My advice to girls: Don’t drink too much! It doesn’t matter how much alcohol a guy tries to pour down your throat. Stay in control. At his point, it’s about 1am. We’re at this bar and some gross mofo comes out of nowhere and says, “Let’s go outside and make out.” I look at my friend like help me and he says, “Go do it!” Yes he said that. Wait it gets better.
I decide to leave. My male friend runs after me. I try to grab a cab. I jump in one. HE jumps in it. I jump out. He jumps out. The cab leaves. I grab the next one. He gets in the next one. One of my thoughts is to call the police but then I think I’m being too dramatic and drunk. He says, “I just want to see your apartment.”

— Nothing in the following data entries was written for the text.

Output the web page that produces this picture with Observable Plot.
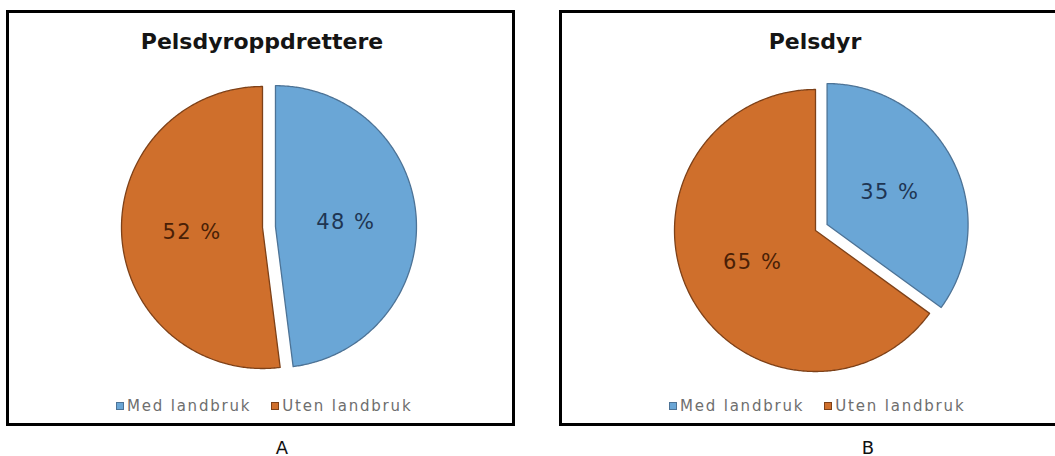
<!DOCTYPE html>
<html><head><meta charset="utf-8">
<script src="https://cdn.jsdelivr.net/npm/d3@7"></script>
<script src="https://cdn.jsdelivr.net/npm/@observablehq/plot@0.6"></script>
<style>
html,body{margin:0;padding:0;background:#fff;}
body{width:1055px;height:456px;overflow:hidden;position:relative;font-family:"DejaVu Sans",Verdana,sans-serif;}
.panel{position:absolute;top:10px;width:509px;height:416px;border:3px solid #000;box-sizing:border-box;background:#fff;}
.title{position:absolute;top:18px;left:253px;font-weight:bold;font-size:22px;line-height:22px;color:#151515;transform:translateX(-50%);white-space:nowrap;}
.plot{position:absolute;left:83px;}
.legend{position:absolute;left:107px;top:383px;display:flex;align-items:center;height:20px;font-size:15px;line-height:20px;letter-spacing:1.8px;color:#6e6e6e;white-space:nowrap;}
.item{display:flex;align-items:center;margin-right:20px;}
.sw{width:6px;height:6px;border:1px solid;margin-right:3px;}
.letter{position:absolute;top:438px;font-size:18px;line-height:20px;color:#111;transform:translateX(-50%);}
</style></head><body>
<script>
// ---- data ----
const categories = ["Med landbruk", "Uten landbruk"];
const panelTitles = ["Pelsdyroppdrettere", "Pelsdyr"];
const panelLetters = ["A", "B"];
const valuesA = [48, 52];
const valuesB = [35, 65];
const labelsA = ["48 %", "52 %"];
const labelsB = ["35 %", "65 %"];
const fillColors = ["#6aa6d6", "#cf6f2c"];
const strokeColors = ["#4d7396", "#7e4118"];
const labelColors = ["#1e3553", "#4a1f06"];

// ---- layout ----
const R = 141, W = 340, H = 310;
const EXPLODE = 13 / 141, LABEL_R = 0.5;
const panels = [
  {left: 6, letterX: 282, cy: 217, values: valuesA, labels: labelsA},
  {left: 559, letterX: 868, cy: 220, values: valuesB, labels: labelsB}
];

function pieChart(values, labels) {
  const arcs = d3.pie().sort(null).value(d => d)(values);
  const pts = [], lab = [];
  arcs.forEach((a, i) => {
    const cat = categories[i];
    const mid = (a.startAngle + a.endAngle) / 2;
    const off = i === 0 ? EXPLODE : 0;
    const cx = off * Math.sin(mid), cy = off * Math.cos(mid);
    pts.push({cat, x: cx, y: cy});
    const n = Math.max(2, Math.ceil((a.endAngle - a.startAngle) / 0.01));
    for (let k = 0; k <= n; k++) {
      const t = a.startAngle + (a.endAngle - a.startAngle) * k / n;
      pts.push({cat, x: cx + Math.sin(t), y: cy + Math.cos(t)});
    }
    pts.push({cat, x: cx, y: cy});
    lab.push({cat, i, text: labels[i], x: cx + LABEL_R * Math.sin(mid), y: cy + LABEL_R * Math.cos(mid)});
  });
  const svg = Plot.plot({
    width: W, height: H, margin: 0,
    x: {domain: [-W / 2 / R, W / 2 / R], axis: null},
    y: {domain: [-H / 2 / R, H / 2 / R], axis: null},
    color: {domain: categories, range: fillColors},
    style: {background: "transparent", fontFamily: "DejaVu Sans, Verdana, sans-serif", overflow: "visible"},
    marks: [
      ...categories.map((c, i) => Plot.line(pts.filter(p => p.cat === c), {
        x: "x", y: "y", fill: "cat", stroke: strokeColors[i], strokeWidth: 1.3, strokeLinejoin: "round"
      })),
      ...categories.map((c, i) => Plot.text(lab.filter(d => d.cat === c), {
        x: "x", y: "y", text: "text", fill: labelColors[i], fontSize: 21
      }))
    ]
  });
  svg.querySelectorAll("text").forEach(t => t.style.letterSpacing = "1.5px");
  return svg;
}

panels.forEach((p, k) => {
  const div = document.createElement("div");
  div.className = "panel";
  div.style.left = p.left + "px";
  const title = document.createElement("div");
  title.className = "title";
  title.textContent = panelTitles[k];
  div.appendChild(title);
  const plotDiv = document.createElement("div");
  plotDiv.className = "plot";
  plotDiv.style.top = (p.cy - 3 - H / 2) + "px";
  plotDiv.appendChild(pieChart(p.values, p.labels));
  div.appendChild(plotDiv);
  const legend = document.createElement("div");
  legend.className = "legend";
  categories.forEach((c, i) => {
    const item = document.createElement("div");
    item.className = "item";
    const sw = document.createElement("div");
    sw.className = "sw";
    sw.style.background = fillColors[i];
    sw.style.borderColor = strokeColors[i];
    const tx = document.createElement("span");
    tx.textContent = c;
    item.appendChild(sw); item.appendChild(tx);
    legend.appendChild(item);
  });
  div.appendChild(legend);
  document.body.appendChild(div);
  const letter = document.createElement("div");
  letter.className = "letter";
  letter.style.left = p.letterX + "px";
  letter.textContent = panelLetters[k];
  document.body.appendChild(letter);
});
</script>
</body></html>
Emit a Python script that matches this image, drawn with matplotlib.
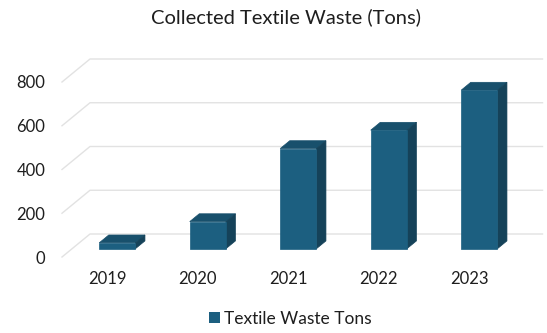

He ends up at my apartment. I know, bad move, but I’m pretty sure I was only trying to avoid a scene. He proceeds to go through everything in my apartment, asking me why I place things there and when I’m getting this here. Finally I screamed, “GET OUT!!!! You are pissing me off!” After about a ½hr of fighting to push his ass out, he finally leaves.
Fast forward 3 days later, I’m working out on the stepper at my gym. I try to log on to websites plugged into my blackberry and guess what? There are about 5 different porn sites plugged in.
I now remember this “date” asking to see my blackberry because he might want to exchange his iphone for the Blackberry Curve. Like seriously now? Are you that desperate that you know about 5 different porn sites and you needed to plug them into my blackberry? Yes. I think you are!
You know who you are fatty fat cake or should I call you by your nickname, 40-year old virgin. I shot him a text, “Ur disgusting. Lose my number.”
Guys: Pay for the god dam check, buy the girl drinks, but don’t make her double fist and don’t expect anything and slobber all over your date. So foul and so unattractive, honestly.
Girls: when a guy doesn’t pick up the tab, after he asks you out for the evening, leave right then and there. Spare yourself. Meet friends out or go home, take a bath, light candles and put a mask on your face.